Y luego, colegas como Arthur Winters y el propio Tate comenzaron a rechazar la poesía de Crane y a Crane porque era homosexual. En su reseña sobre “El puente”, Winters no vaciló en afirmar que el poema falla, como la poesía de Walt Whitman, en razón de que no se apoya “en una escala completa de los valores humanos”, y así prueba “la imposibilidad de llegar a alguna parte con la inspiración whitmaniana”. Crane rechazó en carta aWinters esos “prejuicios biológicos” y defendió “la real y dolorosa ‘diferenciación de experiencia’” que el libro expresaba. Tenía razón. La fuerza de no pocos textos de “El puente” radica en la fidelidad a los particularismos. Sus momentos de mayor incandescencia son “instantes en el viento”, como dejó escrito en “La torre rota”, su último poema, creado en tierra mexicana: “Y así fue que entré en el mundo roto/para rastrear la compañía visionaria del amor, su voz/un instante en el viento (ignoro adónde se fue)/no para retener largo tiempo cada elección desesperada”.
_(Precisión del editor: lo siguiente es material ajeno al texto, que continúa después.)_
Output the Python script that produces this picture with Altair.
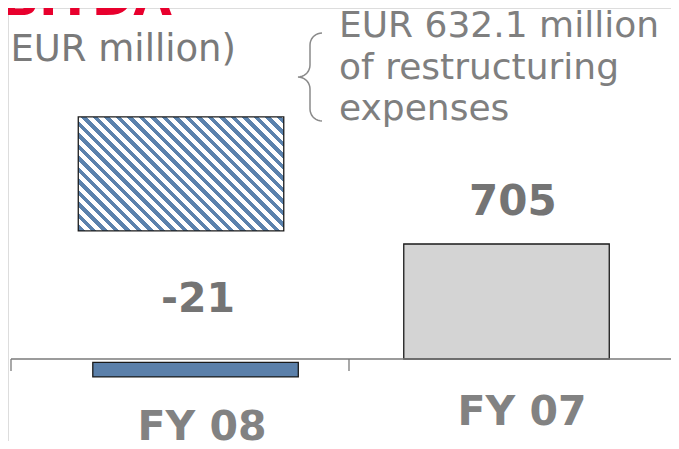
import altair as alt
import pandas as pd
import numpy as np

# ---------------- data ----------------
categories = ["FY 08", "FY 07"]
values = [-21, 705]                 # EBITDA, EUR million
value_labels = ["-21", "705"]
restructuring = 632.1               # EUR million, hatched block above FY 08

# schematic layout (x in category-slot units, y in EUR million)
bar_centers = [0.546, 1.466]
bar_far_end = [-110, 0]             # FY 08 block drawn below the axis
bar_colors = ["#5b80aa", "#d4d4d4"]
hatch_center = 0.503
hatch_bottom, hatch_top = 785, 1484
value_label_x = [0.553, 1.485]
cat_label_x = [0.565, 1.512]
tick_slots = [0, 1]

# ---------------- scales ----------------
W, H = 663, 433
PX_PER_SLOT = 338.0
UNITS_PER_PX = 705 / 115.0
X0_PX = 3.0          # svg x of slot 0
BASE_PX = 351.0      # svg y of value 0
xdom = [-X0_PX / PX_PER_SLOT, (W - X0_PX) / PX_PER_SLOT]
ydom = [-(H - BASE_PX) * UNITS_PER_PX, BASE_PX * UNITS_PER_PX]
xs = alt.Scale(domain=xdom, nice=False, zero=False)
ys = alt.Scale(domain=ydom, nice=False, zero=False)
HALF = 0.304

def px_x(px):
    return (px - X0_PX) / PX_PER_SLOT

def px_y(py):
    return (BASE_PX - py) * UNITS_PER_PX

X = lambda f: alt.X(f, type="quantitative", scale=xs, axis=None)
Y = lambda f: alt.Y(f, type="quantitative", scale=ys, axis=None)
Y0 = alt.Y(datum=0, scale=ys, axis=None)

# ---------------- bars ----------------
bars_df = pd.DataFrame({
    "cat": categories,
    "x": [c - HALF for c in bar_centers],
    "x2": [c + HALF for c in bar_centers],
    "y": bar_far_end,
    "y2": values,
    "color": bar_colors,
})
bars = alt.Chart(bars_df).mark_rect(stroke="#1a1a1a", strokeWidth=1.3).encode(
    x=X("x"), x2="x2", y=Y("y"), y2="y2",
    fill=alt.Fill("color:N", scale=None),
)

# hatched restructuring block (stripes through a hard-stop gradient)
w_px = 2 * HALF * PX_PER_SLOT
h_px = (hatch_top - hatch_bottom) / UNITS_PER_PX
f = (w_px + h_px) / (w_px ** 2 + h_px ** 2)
x2g, y2g = w_px * f, 1 - h_px * f
period = 11.5 / (w_px + h_px)
blue_frac = 0.5
stops = [{"offset": 0.0, "color": "#ffffff"}]
a = 0.004
while a < 1:
    b = min(a + period * blue_frac, 1.0)
    stops += [{"offset": round(a, 5), "color": "#ffffff"},
              {"offset": round(a, 5), "color": "#5b82ad"},
              {"offset": round(b, 5), "color": "#5b82ad"},
              {"offset": round(b, 5), "color": "#ffffff"}]
    a += period
stops.append({"offset": 1.0, "color": "#ffffff"})
hatch_fill = {"gradient": "linear", "x1": 0, "y1": 1, "x2": x2g, "y2": y2g, "stops": stops}

hatch_df = pd.DataFrame({"x": [hatch_center - HALF], "x2": [hatch_center + HALF],
                         "y": [hatch_bottom], "y2": [hatch_top],
                         "amount": [restructuring]})
hatch = alt.Chart(hatch_df).mark_rect(fill=hatch_fill, stroke="#1a1a1a", strokeWidth=1.3).encode(
    x=X("x"), x2="x2", y=Y("y"), y2="y2")

# ---------------- axis ----------------
axis_df = pd.DataFrame({"x": [0.0], "x2": [px_x(671)], "y": [0.0]})
axis_line = alt.Chart(axis_df).mark_rule(color="#7a7a7a", strokeWidth=1.3).encode(
    x=X("x"), x2="x2", y=Y("y"))
ticks_df = pd.DataFrame({"x": tick_slots, "y": [0.0, 0.0], "y2": [-12 * UNITS_PER_PX] * 2})
ticks = alt.Chart(ticks_df).mark_rule(color="#7a7a7a", strokeWidth=1.3).encode(
    x=X("x"), y=Y("y"), y2="y2")

# ---------------- labels ----------------
lab_df = pd.DataFrame({"cat": categories, "v": values, "label": value_labels,
                       "lx": value_label_x, "cx": cat_label_x})
v08 = alt.Chart(lab_df[lab_df.cat == "FY 08"]).mark_text(
    font="DejaVu Sans", fontWeight="bold", fontSize=41, color="#747474",
    baseline="alphabetic", dy=-47).encode(x=X("lx"), y=Y0, text="label:N")
v07 = alt.Chart(lab_df[lab_df.cat == "FY 07"]).mark_text(
    font="DejaVu Sans", fontWeight="bold", fontSize=42, color="#747474",
    baseline="alphabetic", dy=-29).encode(x=X("lx"), y=Y("v"), text="label:N")
c08 = alt.Chart(lab_df[lab_df.cat == "FY 08"]).mark_text(
    font="DejaVu Sans", fontWeight="bold", fontSize=41, color="#828282",
    baseline="alphabetic", dy=81).encode(x=X("cx"), y=Y0, text="cat:N")
c07 = alt.Chart(lab_df[lab_df.cat == "FY 07"]).mark_text(
    font="DejaVu Sans", fontWeight="bold", fontSize=41, color="#828282",
    baseline="alphabetic", dy=66).encode(x=X("cx"), y=Y0, text="cat:N")

# ---------------- brace ----------------
pts = []
def arc(cx, cy, r, t0, t1, n=10):
    for t in np.linspace(t0, t1, n):
        pts.append((cx + r * np.cos(t), cy + r * np.sin(t)))
arc(314, 37, 12, -np.pi / 2, -np.pi)
arc(290, 57, 12, 0, np.pi / 2)
arc(290, 81, 12, -np.pi / 2, 0)
arc(314, 101, 12, np.pi, np.pi / 2)
brace_df = pd.DataFrame({"i": range(len(pts)),
                         "x": [px_x(p[0]) for p in pts],
                         "y": [px_y(p[1]) for p in pts]})
brace = alt.Chart(brace_df).mark_line(color="#8a8a8a", strokeWidth=1.5).encode(
    x=X("x"), y=Y("y"), order="i:Q")

note = alt.Chart(pd.DataFrame({"t": [0]})).mark_text(
    font="DejaVu Sans", fontSize=36, color="#7f7f7f", align="left",
    baseline="alphabetic", lineHeight=41.5).encode(
    x=alt.value(331), y=alt.value(29),
    text=alt.value(["EUR 632.1 million", "of restructuring", "expenses"]))

unit = alt.Chart(pd.DataFrame({"t": [0]})).mark_text(
    font="DejaVu Sans", fontSize=37, color="#7a7a7a", align="right",
    baseline="alphabetic").encode(x=alt.value(228), y=alt.value(53),
                                  text=alt.value("(in EUR million)"))
title = alt.Chart(pd.DataFrame({"t": [0]})).mark_text(
    font="DejaVu Sans", fontSize=50, fontWeight="bold", color="#e8002d", align="right",
    baseline="alphabetic").encode(x=alt.value(164), y=alt.value(7),
                                  text=alt.value("EBITDA"))

chart = alt.layer(
    hatch, bars, axis_line, ticks, v08, v07, c08, c07, brace, note, unit, title
).properties(
    width=W, height=H, autosize=alt.AutoSizeParams(type="none"), padding=0
).configure_view(stroke=None).configure(background="white")

chart.save("out.html", embed_options={"renderer": "svg", "actions": False})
En sus cartas desde México, Crane elogia a los amigos gay “que rompen filas”, en clara alusión a su aventura amorosa final con Peggy Cowley, y abunda en descripciones del enorme retrato que de él pintó Siqueiros. Una noche de alcohol furioso, Crane destruyó el retrato a navajazos y trató de suicidarse ingiriendo yodo. Una furia alcohólica aún más violenta le consiguió el suicidio el 27 de abril de 1932. El sobrecargo del buque “Orizaba” en que Hart y Peggy viajaban de regreso a Estados Unidos lo encerró ebrio en su camarote. De algún modo Crane se evadió y apareció en el camarote de Peggy en piyama y sobretodo. “No voy a lograrlo, querida. Caí en desgracia totalmente”, dijo. Volvió a cubierta y se arrojó al Atlántico.